The Same But Different
One of the sexiest games I’ve played with partners, and one that I know a few friends indulge in too, is the game you play where, you and your partner go out to a bar but pretend you don’t know each other and pick each other up.
It can be super sexy flirting and giggling with someone you’ve known for years but are pretending you don’t know. You can be yourself, or become a whole new person, and invent a crazy life for yourself for just one night.
Even better is if you can stay in a hotel overnight so the whole experience is one of a different world to the one you know.
I used to know a couple who had a thing about make-up sex. They loved that fire and passion they’d get after an argument so sometimes they would create these ridiculously loud and elaborate arguments, maybe even break a glass or two, get themselves as riled up as possible, and then spend the next day or so in bed ravishing each other.
Trust In The Silliness
Whatever the fantasy, whatever the game, one of the best things about being in a close sexual relationship is the trust and honesty to express yourself within it.
Understanding our partner’s desires and needs is the perfect way to show how much you’re into them, and it’s a fantastic way to learn more about ourselves.
Indulging someone in their fantasy often has a way of becoming part of our fantasies too. You may never have even seen Star Wars (seriously, who hasn’t seen Star Wars*), but seeing how excited and turned on your partner gets when you don that gold bikini might just transfer to you getting a delicious tingle every time you see it in the cupboard.

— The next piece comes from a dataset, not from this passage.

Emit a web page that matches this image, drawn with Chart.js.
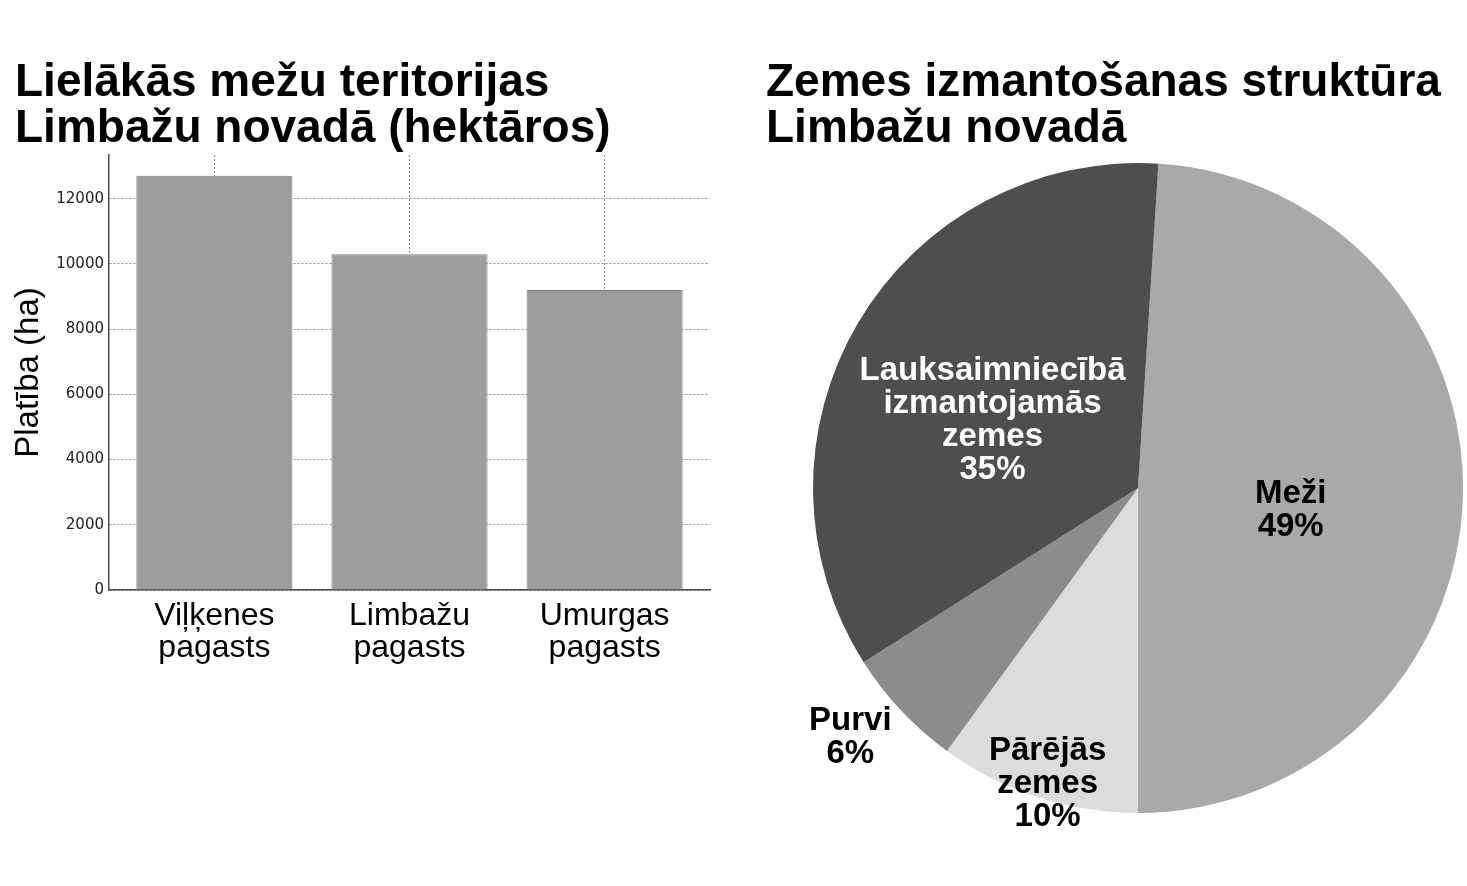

The main key is to have fun with it. Explore all the aspects of it, and don’t be afraid to improvise and make it all up as you go. It’s supposed to be enjoyable and sexy so if at any time you feel uncomfortable or that it isn’t going the way you want, it is okay to stop play, review and reassess.
All of these things take time to work out properly, and you may even feel a bit silly sometimes… But considering how silly sex is anyway, I say embrace it, laugh with it, and try not to end up naked on the front lawn in nothing but a fireman’s hat.